Exercise aim
Starting at the top of the listing, extract every line up to and including the one with "import matplotlib.dates as mdates". Pictures stay out of the copy.
┄┄┄┄┄┄┄┄┄┄┄┄┄┄┄┄┄┄┄┄
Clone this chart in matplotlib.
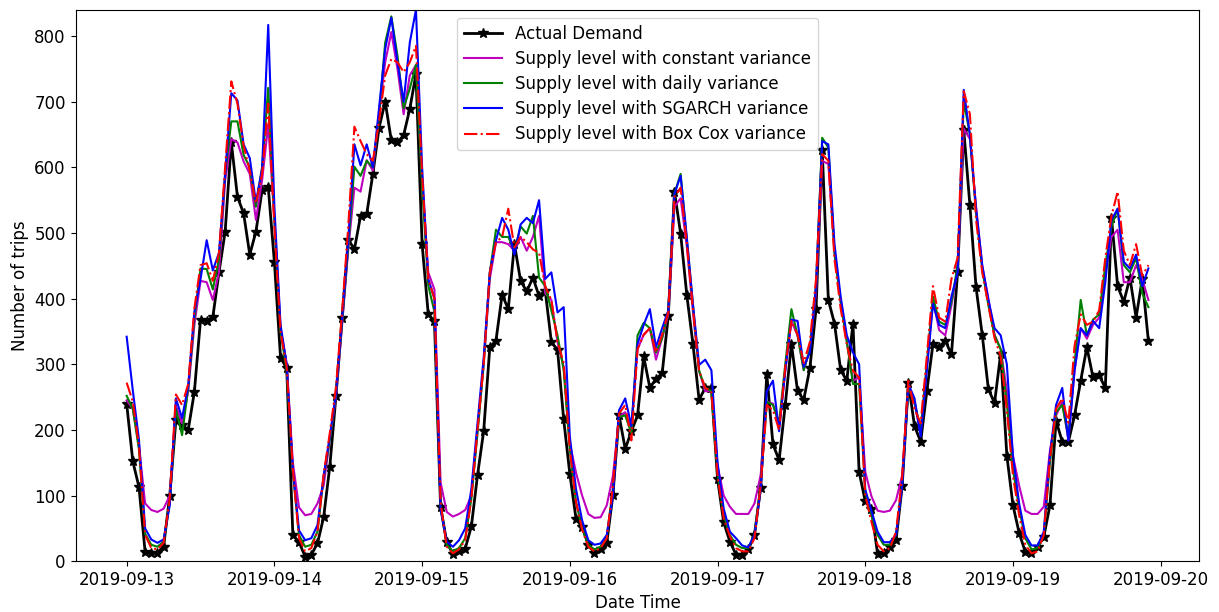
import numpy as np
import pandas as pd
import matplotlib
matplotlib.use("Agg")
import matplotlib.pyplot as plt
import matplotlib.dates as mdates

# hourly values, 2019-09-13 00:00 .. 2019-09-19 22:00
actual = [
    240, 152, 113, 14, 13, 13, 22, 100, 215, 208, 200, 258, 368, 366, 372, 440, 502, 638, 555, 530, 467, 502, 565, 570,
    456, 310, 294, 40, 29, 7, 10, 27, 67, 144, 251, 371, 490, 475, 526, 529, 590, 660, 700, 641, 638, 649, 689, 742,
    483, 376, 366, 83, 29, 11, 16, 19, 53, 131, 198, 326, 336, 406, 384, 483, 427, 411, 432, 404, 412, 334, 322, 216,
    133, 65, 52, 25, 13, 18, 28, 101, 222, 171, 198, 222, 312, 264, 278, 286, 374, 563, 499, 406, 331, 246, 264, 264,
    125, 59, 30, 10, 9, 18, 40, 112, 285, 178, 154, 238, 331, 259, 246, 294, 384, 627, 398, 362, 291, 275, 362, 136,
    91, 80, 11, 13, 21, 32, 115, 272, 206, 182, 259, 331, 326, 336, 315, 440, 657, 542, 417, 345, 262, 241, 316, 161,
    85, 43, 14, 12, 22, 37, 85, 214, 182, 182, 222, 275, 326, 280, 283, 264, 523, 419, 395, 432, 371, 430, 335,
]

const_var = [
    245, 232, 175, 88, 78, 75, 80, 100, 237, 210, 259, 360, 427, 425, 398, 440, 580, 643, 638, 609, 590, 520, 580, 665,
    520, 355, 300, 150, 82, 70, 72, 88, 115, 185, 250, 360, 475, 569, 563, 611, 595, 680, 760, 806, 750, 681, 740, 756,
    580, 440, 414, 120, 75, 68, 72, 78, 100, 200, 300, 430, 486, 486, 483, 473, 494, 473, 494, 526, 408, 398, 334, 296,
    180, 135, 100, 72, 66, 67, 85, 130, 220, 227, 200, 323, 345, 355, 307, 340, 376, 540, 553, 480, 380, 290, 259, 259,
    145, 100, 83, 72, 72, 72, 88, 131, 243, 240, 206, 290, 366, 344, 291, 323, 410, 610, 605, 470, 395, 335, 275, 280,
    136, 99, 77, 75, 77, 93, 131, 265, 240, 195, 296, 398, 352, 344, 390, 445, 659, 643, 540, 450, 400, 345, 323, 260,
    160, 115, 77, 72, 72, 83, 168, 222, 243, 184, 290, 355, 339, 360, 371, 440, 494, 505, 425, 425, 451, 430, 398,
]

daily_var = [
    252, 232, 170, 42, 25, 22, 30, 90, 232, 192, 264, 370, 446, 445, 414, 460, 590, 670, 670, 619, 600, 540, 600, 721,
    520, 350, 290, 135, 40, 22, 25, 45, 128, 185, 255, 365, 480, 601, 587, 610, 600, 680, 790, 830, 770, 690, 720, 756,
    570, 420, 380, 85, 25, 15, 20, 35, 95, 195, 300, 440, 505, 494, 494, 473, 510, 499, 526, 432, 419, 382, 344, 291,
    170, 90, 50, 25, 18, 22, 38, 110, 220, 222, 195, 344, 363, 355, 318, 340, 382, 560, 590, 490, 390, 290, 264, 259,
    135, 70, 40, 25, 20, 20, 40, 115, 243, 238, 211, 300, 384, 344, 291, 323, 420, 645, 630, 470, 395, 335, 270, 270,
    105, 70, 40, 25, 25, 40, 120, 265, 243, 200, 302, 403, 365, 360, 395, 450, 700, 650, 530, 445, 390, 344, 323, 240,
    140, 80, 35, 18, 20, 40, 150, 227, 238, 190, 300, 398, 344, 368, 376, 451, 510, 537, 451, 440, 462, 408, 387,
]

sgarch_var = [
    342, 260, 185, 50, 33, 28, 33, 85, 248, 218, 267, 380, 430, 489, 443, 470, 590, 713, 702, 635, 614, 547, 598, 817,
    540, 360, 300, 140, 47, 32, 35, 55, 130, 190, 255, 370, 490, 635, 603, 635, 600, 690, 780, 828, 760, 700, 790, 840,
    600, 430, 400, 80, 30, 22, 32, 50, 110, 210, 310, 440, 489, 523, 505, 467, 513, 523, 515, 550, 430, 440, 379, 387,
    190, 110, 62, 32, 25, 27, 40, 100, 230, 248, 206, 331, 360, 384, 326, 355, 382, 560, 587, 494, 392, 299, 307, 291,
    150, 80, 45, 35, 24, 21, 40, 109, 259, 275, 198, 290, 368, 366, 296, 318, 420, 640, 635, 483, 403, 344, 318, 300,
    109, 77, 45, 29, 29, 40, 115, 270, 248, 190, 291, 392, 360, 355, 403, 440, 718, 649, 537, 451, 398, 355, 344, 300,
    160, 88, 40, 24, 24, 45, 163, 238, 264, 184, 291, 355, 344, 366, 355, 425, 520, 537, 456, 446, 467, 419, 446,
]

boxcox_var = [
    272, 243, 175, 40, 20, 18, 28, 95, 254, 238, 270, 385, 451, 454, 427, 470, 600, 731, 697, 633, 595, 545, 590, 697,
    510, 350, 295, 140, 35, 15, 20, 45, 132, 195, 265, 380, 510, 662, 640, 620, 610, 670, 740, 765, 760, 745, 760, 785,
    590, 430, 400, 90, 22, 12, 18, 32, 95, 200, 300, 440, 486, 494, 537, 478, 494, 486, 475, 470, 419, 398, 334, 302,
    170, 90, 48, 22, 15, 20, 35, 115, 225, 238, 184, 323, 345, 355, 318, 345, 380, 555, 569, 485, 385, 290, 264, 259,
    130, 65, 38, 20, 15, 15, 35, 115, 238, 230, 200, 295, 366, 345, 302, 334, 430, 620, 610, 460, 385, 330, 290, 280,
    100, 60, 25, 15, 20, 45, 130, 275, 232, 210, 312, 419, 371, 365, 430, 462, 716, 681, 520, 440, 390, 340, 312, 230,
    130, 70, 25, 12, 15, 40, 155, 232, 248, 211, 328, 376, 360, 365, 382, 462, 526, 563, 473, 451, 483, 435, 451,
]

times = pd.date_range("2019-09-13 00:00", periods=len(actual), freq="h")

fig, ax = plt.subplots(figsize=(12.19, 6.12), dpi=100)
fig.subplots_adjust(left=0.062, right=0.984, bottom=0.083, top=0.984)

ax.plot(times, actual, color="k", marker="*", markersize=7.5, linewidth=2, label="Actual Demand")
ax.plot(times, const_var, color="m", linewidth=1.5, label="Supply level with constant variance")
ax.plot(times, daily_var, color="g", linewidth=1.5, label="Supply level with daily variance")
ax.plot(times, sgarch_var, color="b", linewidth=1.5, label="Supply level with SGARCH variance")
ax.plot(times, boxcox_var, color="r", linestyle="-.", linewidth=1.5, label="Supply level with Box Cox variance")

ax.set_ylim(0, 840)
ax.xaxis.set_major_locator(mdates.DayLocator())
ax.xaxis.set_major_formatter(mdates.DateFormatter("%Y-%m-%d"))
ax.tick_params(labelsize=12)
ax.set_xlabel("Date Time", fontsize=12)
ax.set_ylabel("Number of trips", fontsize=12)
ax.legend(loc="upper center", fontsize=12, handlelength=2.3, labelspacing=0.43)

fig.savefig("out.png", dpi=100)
┄┄┄┄┄┄┄┄┄┄┄┄┄┄┄┄┄┄┄┄
Written answer
Clone this chart in matplotlib.
import numpy as np
import pandas as pd
import matplotlib
matplotlib.use("Agg")
import matplotlib.pyplot as plt
import matplotlib.dates as mdates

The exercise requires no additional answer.